I wondered if I had been right to send my email. We could have carried on as we were: granted I wouldn’t be getting any replies but by continuing to write I could make myself believe we were still in contact. But if we did end the contact I would have been the instigator.
It was done now. I couldn’t retract my action and his reply was waiting. If he told me he didn’t want to stay in touch I felt he would be rejecting me and there would be nothing I could do about it. Even if he offered understandable reasons for his decision I told myself it would really be because I wasn’t as important in his life as he was in mine; I wasn’t worth the 10 minutes it would take every few weeks to write me a few lines and hit ‘send’.
I put my imagination in top gear and really worked at it: building up all the negatives that I was sure would flow from his decision – which I felt sure would be negative as well.
But I couldn’t put it off forever, so I considered the worst outcome I might get. The worst that could happen is that he wanted nothing more to do with me and was telling me so. In fact the worst that could happen was a formalization of the present in that I wouldn’t hear from him, but with the addition that he didn’t want me to write to him either. The worst that could happen was to know…
His reply wasn’t long but it was friendly and chatty. A brief acknowledgement of his tardy communication habits was followed by a short update on what was happening in his life. My worst fears weren’t realized: He, too, wants to keep in touch. I know he won’t ever be a regular, lengthy writer, and I hope he knows I will look forward to his communications without being disappointed at the long intervals between them.

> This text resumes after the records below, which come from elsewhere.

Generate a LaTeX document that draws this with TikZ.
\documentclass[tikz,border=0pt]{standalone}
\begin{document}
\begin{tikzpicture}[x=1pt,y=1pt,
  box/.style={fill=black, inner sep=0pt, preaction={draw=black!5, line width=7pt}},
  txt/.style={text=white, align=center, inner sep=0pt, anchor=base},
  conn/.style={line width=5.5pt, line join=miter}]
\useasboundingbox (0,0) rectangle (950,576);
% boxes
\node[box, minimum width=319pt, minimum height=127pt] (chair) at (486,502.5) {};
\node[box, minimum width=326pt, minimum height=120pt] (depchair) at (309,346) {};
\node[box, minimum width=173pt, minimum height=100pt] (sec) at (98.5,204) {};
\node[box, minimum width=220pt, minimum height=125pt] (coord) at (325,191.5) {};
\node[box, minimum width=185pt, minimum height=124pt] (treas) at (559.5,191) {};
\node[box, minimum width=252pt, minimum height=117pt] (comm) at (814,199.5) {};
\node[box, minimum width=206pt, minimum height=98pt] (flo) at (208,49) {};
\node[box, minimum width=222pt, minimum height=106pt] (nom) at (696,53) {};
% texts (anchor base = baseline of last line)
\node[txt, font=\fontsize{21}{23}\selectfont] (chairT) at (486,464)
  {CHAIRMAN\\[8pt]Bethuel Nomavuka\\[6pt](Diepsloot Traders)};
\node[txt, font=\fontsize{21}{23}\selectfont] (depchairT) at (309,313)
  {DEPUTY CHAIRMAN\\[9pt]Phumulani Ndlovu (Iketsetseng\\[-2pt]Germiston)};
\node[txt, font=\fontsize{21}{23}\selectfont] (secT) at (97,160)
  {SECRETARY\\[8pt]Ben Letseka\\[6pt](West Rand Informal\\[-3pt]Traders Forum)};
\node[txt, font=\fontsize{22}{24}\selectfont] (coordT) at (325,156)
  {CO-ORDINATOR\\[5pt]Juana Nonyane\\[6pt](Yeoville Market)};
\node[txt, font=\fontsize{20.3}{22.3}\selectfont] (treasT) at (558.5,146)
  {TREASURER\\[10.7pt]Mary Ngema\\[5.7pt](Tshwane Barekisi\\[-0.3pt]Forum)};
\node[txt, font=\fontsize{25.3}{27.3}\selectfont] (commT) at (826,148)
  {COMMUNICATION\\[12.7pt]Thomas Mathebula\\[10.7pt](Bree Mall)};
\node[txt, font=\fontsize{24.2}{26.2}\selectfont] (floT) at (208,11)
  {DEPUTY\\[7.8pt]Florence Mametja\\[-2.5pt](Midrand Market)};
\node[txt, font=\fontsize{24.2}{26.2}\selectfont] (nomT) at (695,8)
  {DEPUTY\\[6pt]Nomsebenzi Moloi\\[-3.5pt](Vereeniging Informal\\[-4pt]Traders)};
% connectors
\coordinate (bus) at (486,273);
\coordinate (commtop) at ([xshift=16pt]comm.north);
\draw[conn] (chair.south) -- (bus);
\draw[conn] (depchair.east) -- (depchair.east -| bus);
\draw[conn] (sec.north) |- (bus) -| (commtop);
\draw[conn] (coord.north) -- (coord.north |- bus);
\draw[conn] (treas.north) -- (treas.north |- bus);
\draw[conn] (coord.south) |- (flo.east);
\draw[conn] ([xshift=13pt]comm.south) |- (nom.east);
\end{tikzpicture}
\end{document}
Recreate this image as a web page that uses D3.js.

People are really good at visualizing bad things. Usually we’re better at the bad things than at imagining that good things might happen to us, and this can make us fearful of taking the action we need to take. Our internal dialog is more likely to rehearse a negative experience than a positive one:
If we want to ask the boss for a raise or for permission to do something we don’t normally do (he might refuse)
When we want to discuss something important with a loved one (she might want to leave me)
If we want to find out what’s troubling our children (she might be gay)
When we need to speak to a colleague about an aspect of work that isn’t going to plan (he might blame me for the problems)
If we want to complain about poor service (they might be uncooperative)
Face the fear by asking yourself the question:
What is the worst that could happen in this situation?
Make a picture of it in your mind. Play it through with pictures, sounds, feelings. Live through it in your imagination.
Then ask:
If this does happen, what will I do about it?
Think through different ways that you could move forward. If your daughter is gay will you reject her or seek to understand her choices? If your boss says ‘No’ you’ve still got a job, and you have the opportunity to ask when your salary is likely to be reviewed, or how you can get to work on new projects.
If my friend had called an end to future contact I would have put him on my Christmas letter list (his choice whether to read or reciprocate of course) and accepted that I’d still had the experience of a good relationship, and good memories to look back on.
Once you’ve identified positive ways that you can deal with the very worst you can imagine it puts you back in control. You know you can get through the worst, and so you will. You’ve faced up to your fear mentally and come out smiling.
Then go off and do it for real!
And always remember you’ve only considered one possibility – the worst you can imagine – but there could be many other outcomes, all of which must be better than the worst. Chances are it will be one of these in reality, as the worst thing we can imagine rarely happens to us.